2017/02/16

Sobre Eutanásia




A EUTANÁSIA SEGUNDO PEDRO VAZ PATTO — (por Factos, ficção e filosofia in Facebook)
Há algumas semanas, a revista Sábado destacou o testemunho de um médico que eutanasiou quatro pessoas. Tornou-se assim público algo que, na verdade, já se sabia: a eutanásia é uma realidade em Portugal. Em resposta a esse testemunho, Pedro Vaz Patto (PVP) escreveu um artigo – aquele que está ali em baixo – onde avança algumas das objecções recorrentes à legalização da eutanásia. Vale a pena expor a sua fragilidade.
Tendo em mente a eutanásia voluntária, PVP alega o seguinte:
“[N]unca é absolutamente seguro que se respeita a vontade autêntica de uma pessoa que pede a eutanásia. Nunca pode haver a garantia absoluta de que o pedido de eutanásia é verdadeiramente livre, inequívoco e irreversível. Muitas vezes, traduz um estado de espírito momentâneo, que pode ser superado.”
Quem defende a eutanásia voluntária, entende que esta deve ser praticada apenas quando o paciente exprime, sem coerção, um desejo competente de morrer — ou quando, estando incapacitado, exprimiu competentemente esse desejo a respeito das circunstâncias em que agora se encontra. Para PVP, no entanto, a eutanásia deverá estar fora de questão na ausência de uma “garantia absoluta” de que o desejo é competente. O problema é que esta exigência, tão forte que nunca poderá ser satisfeita, acaba por resultar no seguinte: vamos, então, tratar o paciente como se tivéssemos a garantia absoluta de que ele é incompetente. Assim, se uma pessoa estiver muito doente ou incapacitada, sofrerá ainda o infortúnio de ser tratada como se já não fosse um agente racional, como se a sua vontade a respeito de algo que lhe concerne primariamente (o modo como a sua própria vida irá terminar) nada contasse.
A exigência de PVP é descabida. Como devia ser óbvio, estar muito doente ou fisicamente incapacitado não implica cair num estado de perturbação mental que nos prive de fazer escolhas competentes. Em muitos casos, havendo um pedido de morrer expresso com lucidez ao longo de um período de tempo considerável, temos razões suficientemente fortes para julgar que esse pedido é competente. O ónus da prova, aliás, caberá a quem duvide desse juízo. Diria até que as pessoas têm o direito moral a uma presunção de competência – i.e. que tratá-las como incompetentes, na ausência de razões suficientemente fortes para crer na sua incompetência, é fazer-lhes uma injustiça.

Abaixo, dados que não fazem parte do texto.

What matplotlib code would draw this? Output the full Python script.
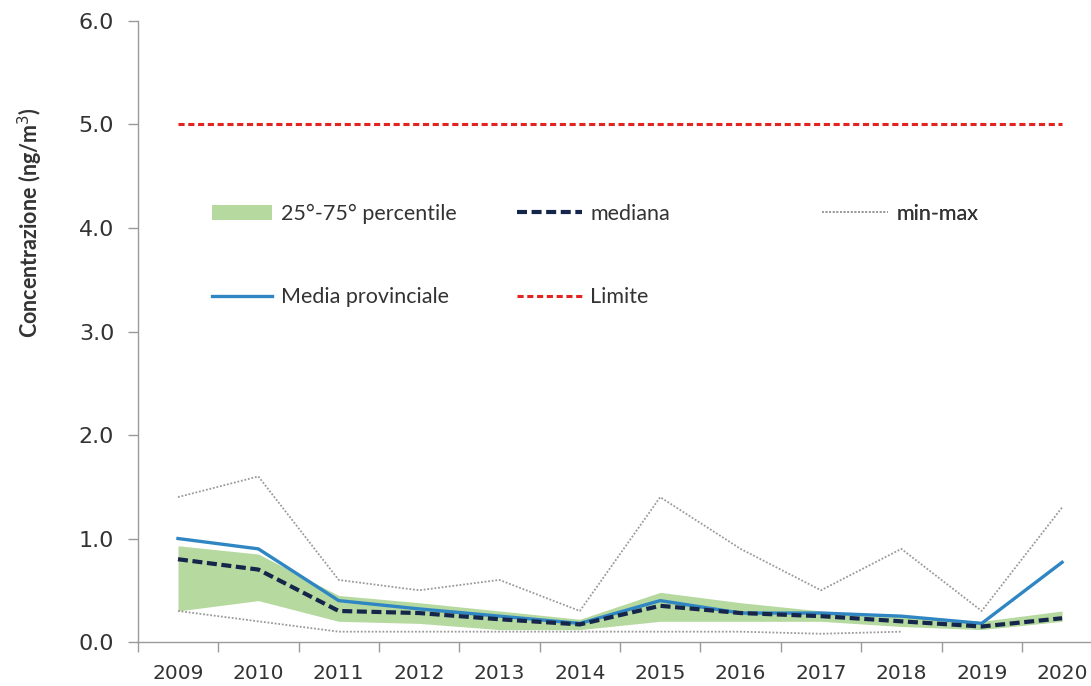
import matplotlib
matplotlib.use("Agg")
import matplotlib.pyplot as plt
from matplotlib.lines import Line2D
from matplotlib.patches import Patch
import numpy as np

years = ["2009", "2010", "2011", "2012", "2013", "2014",
         "2015", "2016", "2017", "2018", "2019", "2020"]
media_provinciale = [1.00, 0.90, 0.40, 0.32, 0.25, 0.18, 0.40, 0.28, 0.28, 0.25, 0.18, 0.77]
mediana = [0.80, 0.70, 0.30, 0.28, 0.22, 0.17, 0.35, 0.28, 0.25, 0.20, 0.15, 0.23]
p25 = [0.30, 0.40, 0.20, 0.18, 0.12, 0.12, 0.20, 0.20, 0.20, 0.15, 0.12, 0.20]
p75 = [0.93, 0.85, 0.45, 0.38, 0.30, 0.22, 0.48, 0.38, 0.30, 0.25, 0.20, 0.30]
val_max = [1.40, 1.60, 0.60, 0.50, 0.60, 0.30, 1.40, 0.90, 0.50, 0.90, 0.30, 1.30]
val_min = [0.30, 0.20, 0.10, 0.10, 0.10, 0.10, 0.10, 0.10, 0.08, 0.10]
limite = [5.0] * 12
yticks = [0.0, 1.0, 2.0, 3.0, 4.0, 5.0, 6.0]

x = np.arange(len(years))
x_min = np.arange(len(val_min))

fig = plt.figure(figsize=(10.91, 6.86), dpi=100)
ax = fig.add_axes([0.1263, 0.0641, 1.0 - 0.1263, 0.9694 - 0.0641])

green = "#b6d9a0"
blue = "#2f86c3"
navy = "#16254a"
grey = "#9a9a9a"
red = "#e3231f"
text_col = "#333333"

med_style = (0, (2.4, 1.1))
lim_style = (0, (2.0, 1.2))
dot_style = (0, (1, 1))

ax.fill_between(x, p25, p75, color=green, lw=0, zorder=1)
ax.plot(x, val_max, color=grey, lw=1.3, ls=dot_style, zorder=2)
ax.plot(x_min, val_min, color=grey, lw=1.3, ls=dot_style, zorder=2)
ax.plot(x, media_provinciale, color=blue, lw=2.4, zorder=3, solid_joinstyle="round")
ax.plot(x, mediana, color=navy, lw=3.0, ls=med_style, zorder=4)
ax.plot(x, limite, color=red, lw=2.2, ls=lim_style, zorder=3)

ax.set_xlim(-0.5, 11.36)
ax.set_ylim(0, 6.0)
ax.set_yticks(yticks)
ax.set_yticklabels([f"{v:.1f}" for v in yticks])
ax.set_xticks(x)
ax.set_xticklabels(years)
ax.set_xticks(np.arange(-0.5, 11.5, 1.0), minor=True)

for side in ("top", "right"):
    ax.spines[side].set_visible(False)
for side in ("left", "bottom"):
    ax.spines[side].set_color(grey)
    ax.spines[side].set_linewidth(1.0)

ax.tick_params(axis="x", which="major", length=0, pad=16, labelsize=14.5, labelcolor=text_col)
ax.tick_params(axis="x", which="minor", length=7, color=grey, width=1.0)
ax.tick_params(axis="y", length=7, color=grey, width=1.0, pad=10, labelsize=16, labelcolor=text_col)

ax.set_ylabel("Concentrazione (ng/m$^3$)", fontsize=15.5, fontweight="bold",
              family="Lato", color=text_col)
ax.yaxis.set_label_coords(-0.097, 0.676)

leg_font = {"family": "Lato", "size": 15.5}

def column_legend(handles, labels, x0, hlen):
    leg = ax.legend(handles, labels, loc="upper left", bbox_to_anchor=(x0, 0.706),
                    frameon=False, prop=leg_font, handlelength=hlen,
                    handletextpad=0.4, labelspacing=2.95, borderpad=0, borderaxespad=0)
    for t in leg.get_texts():
        t.set_color(text_col)
    ax.add_artist(leg)
    return leg

column_legend([Patch(facecolor=green, edgecolor="none"),
               Line2D([], [], color=blue, lw=2.4)],
              ["25°-75° percentile", "Media provinciale"], 0.078, 2.8)
column_legend([Line2D([], [], color=navy, lw=3.0, ls=med_style),
               Line2D([], [], color=red, lw=2.2, ls=lim_style)],
              ["mediana", "Limite"], 0.398, 3.0)
column_legend([Line2D([], [], color=grey, lw=1.3, ls=dot_style)],
              ["min-max"], 0.718, 3.05)

fig.savefig("out.png", dpi=100)
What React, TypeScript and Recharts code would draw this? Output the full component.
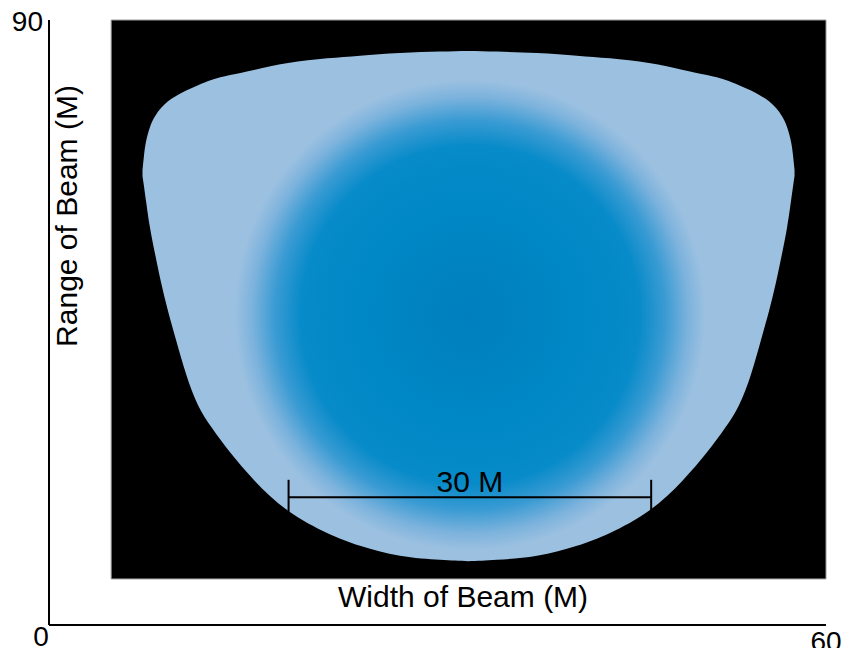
import React from "react";
import { Area, ComposedChart, ReferenceArea, ReferenceLine, XAxis, YAxis } from "recharts";

// beam outline, sampled across the width (metres)
const beamWidth = [
  7.22, 7.34, 7.49, 7.8, 8.19, 8.65, 9.19, 9.81, 10.59, 11.51, 12.59, 13.98, 15.91, 18.46, 21.47, 24.02, 27.1, 30.19,
  32.39,
  34.59, 37.68, 40.77, 43.32, 46.33, 48.88, 50.81, 52.2, 53.28, 54.21, 54.98, 55.6, 56.14, 56.6, 56.99, 57.3, 57.45, 57.57,
];
const beamFar = [
  67.7, 69.9, 71.9, 74.1, 75.7, 76.9, 77.9, 78.7, 79.5, 80.3, 81.1, 81.8, 82.6, 83.6, 84.3, 84.7, 85.1, 85.3,
  85.4,
  85.3, 85.1, 84.7, 84.3, 83.6, 82.6, 81.8, 81.1, 80.3, 79.5, 78.7, 77.9, 76.9, 75.7, 74.1, 71.9, 69.9, 67.7,
];
const beamNear = [
  66.8, 65.2, 63.1, 59.1, 55.2, 51.0, 46.7, 42.4, 37.3, 32.7, 29.3, 25.7, 21.4, 17.0, 13.7, 11.8, 10.3, 9.7,
  9.5,
  9.7, 10.3, 11.8, 13.7, 17.0, 21.4, 25.7, 29.3, 32.7, 37.3, 42.4, 46.7, 51.0, 55.2, 59.1, 63.1, 65.2, 66.8,
];

// dark backdrop behind the beam
const backdropX = [4.8, 60];
const backdropY = [6.85, 90];

// "30 M" scale bar
const scaleBarX = [18.5, 46.5];
const scaleBarY = 19;
const scaleTickY = [16.5, 21.6];

const xTicks = [0, 60];
const yTicks = [90];

const beamData = beamWidth.map((x, i) => ({ x, beam: [beamNear[i], beamFar[i]] }));

const FONT = "'Liberation Sans', Arial, sans-serif";

function XTick({ x, y, payload }: any) {
  const first = payload.value === 0;
  return (
    <text x={x + (first ? -8 : 0)} y={y + (first ? 21 : 26)} textAnchor="middle" fontSize={28} fontFamily={FONT} fill="#000">
      {payload.value}
    </text>
  );
}

function YTick({ x, y, payload }: any) {
  return (
    <text x={x - 6} y={y + 11} textAnchor="end" fontSize={28} fontFamily={FONT} fill="#000">
      {payload.value}
    </text>
  );
}

export default function App() {
  return (
    <div style={{ width: 851, height: 648, marginTop: -8 }}>
      <ComposedChart
        width={851}
        height={656}
        data={beamData}
        margin={{ top: 20, right: 33, bottom: 0, left: 0 }}
      >
        <defs>
          <radialGradient id="beamGlow" gradientUnits="userSpaceOnUse" cx={462} cy={315} r={235}>
            <stop offset="0" stopColor="#007FBD" />
            <stop offset="0.45" stopColor="#0087C5" />
            <stop offset="0.72" stopColor="#078BC9" />
            <stop offset="0.83" stopColor="#3A9BD3" />
            <stop offset="0.93" stopColor="#7DB3DD" />
            <stop offset="1" stopColor="#9BC0E0" />
          </radialGradient>
        </defs>
        <XAxis
          type="number"
          dataKey="x"
          domain={[0, 60]}
          ticks={xTicks}
          height={31}
          tickSize={0}
          tickMargin={0}
          tickLine={false}
          axisLine={{ stroke: "#000", strokeWidth: 2 }}
          tick={<XTick />}
          interval={0}
        />
        <YAxis
          type="number"
          domain={[0, 90]}
          ticks={yTicks}
          width={41}
          tickSize={0}
          tickMargin={0}
          tickLine={false}
          axisLine={{ stroke: "#000", strokeWidth: 2 }}
          tick={<YTick />}
          interval={0}
          label={{
            value: "Range of Beam (M)",
            content: (props: any) => {
              const vb = props.viewBox;
              const bx = vb.x + vb.width + 28;
              const cy = vb.y + 196;
              return (
                <text x={bx} y={cy} transform={`rotate(-90 ${bx} ${cy})`} textAnchor="middle" fontSize={30} fontFamily={FONT} fill="#000">
                  Range of Beam (M)
                </text>
              );
            },
          }}
        />
        <ReferenceArea
          x1={backdropX[0]}
          x2={backdropX[1]}
          y1={backdropY[0]}
          y2={backdropY[1]}
          fill="#000"
          fillOpacity={1}
          stroke="#9a9a9a"
          strokeWidth={1}
          zIndex={-10}
          label={{
            value: "Width of Beam (M)",
            content: (props: any) => {
              const vb = props.viewBox;
              return (
                <text x={vb.x + vb.width / 2 - 5.5} y={vb.y + vb.height + 28} textAnchor="middle" fontSize={30} fontFamily={FONT} fill="#000">
                  Width of Beam (M)
                </text>
              );
            },
          }}
        />
        <Area
          type="natural"
          dataKey="beam"
          stroke="none"
          fill="url(#beamGlow)"
          fillOpacity={1}
          isAnimationActive={false}
          activeDot={false}
          dot={false}
        />
        <ReferenceLine
          segment={[
            { x: scaleBarX[0], y: scaleBarY },
            { x: scaleBarX[1], y: scaleBarY },
          ]}
          stroke="#000"
          strokeWidth={2}
          zIndex={1000}
          label={{ value: "30 M", position: "top", offset: 5, fontSize: 30, fontFamily: FONT, fill: "#000" }}
        />
        {scaleBarX.map((x) => (
          <ReferenceLine
            key={x}
            segment={[
              { x, y: scaleTickY[0] },
              { x, y: scaleTickY[1] },
            ]}
            stroke="#000"
            strokeWidth={2}
            zIndex={1000}
          />
        ))}
      </ComposedChart>
    </div>
  );
}
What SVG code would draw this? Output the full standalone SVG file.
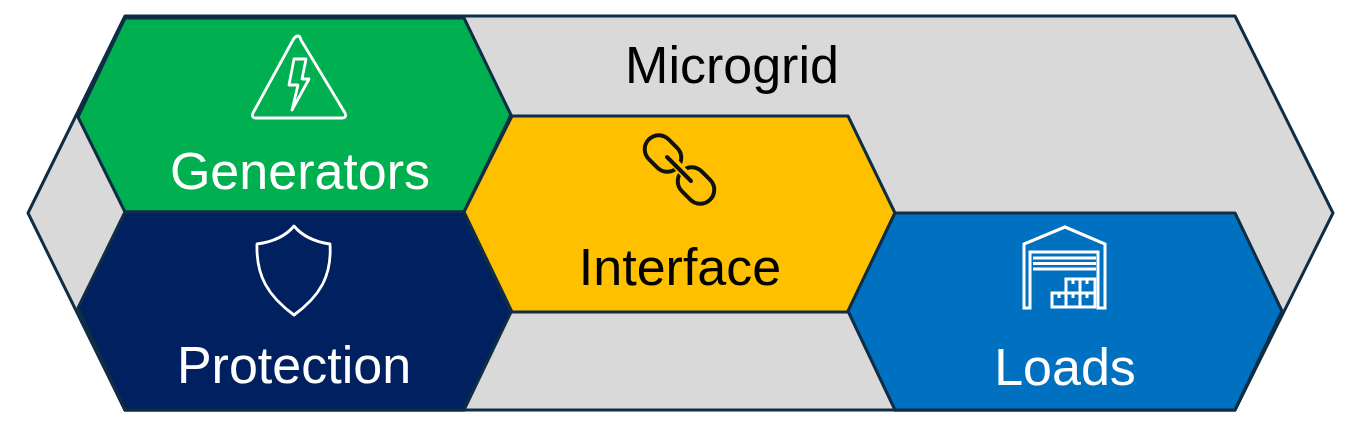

Por que razão, então, se há-de exigir uma “garantia absoluta” de competência, impossível de satisfazer? PVP sugere que a irreversibilidade da eutanásia torna essa exigência apropriada. “É que a decisão de suprimir uma vida”, afirma, “é a mais absolutamente irreversível de quaisquer decisões, dela nunca pode voltar-se atrás.” Acontece que as coisas não são tão simples. Suponha-se que, sem nenhuma razão para considerar incompetente um pedido de eutanásia, recusa-se esse pedido e condena-se a pessoa que o fez a agonizar durante semanas. Todo esse sofrimento que ela terá de suportar — em virtude de a tratarem como se estivessem certos da sua incompetência — também será absolutamente irreversível.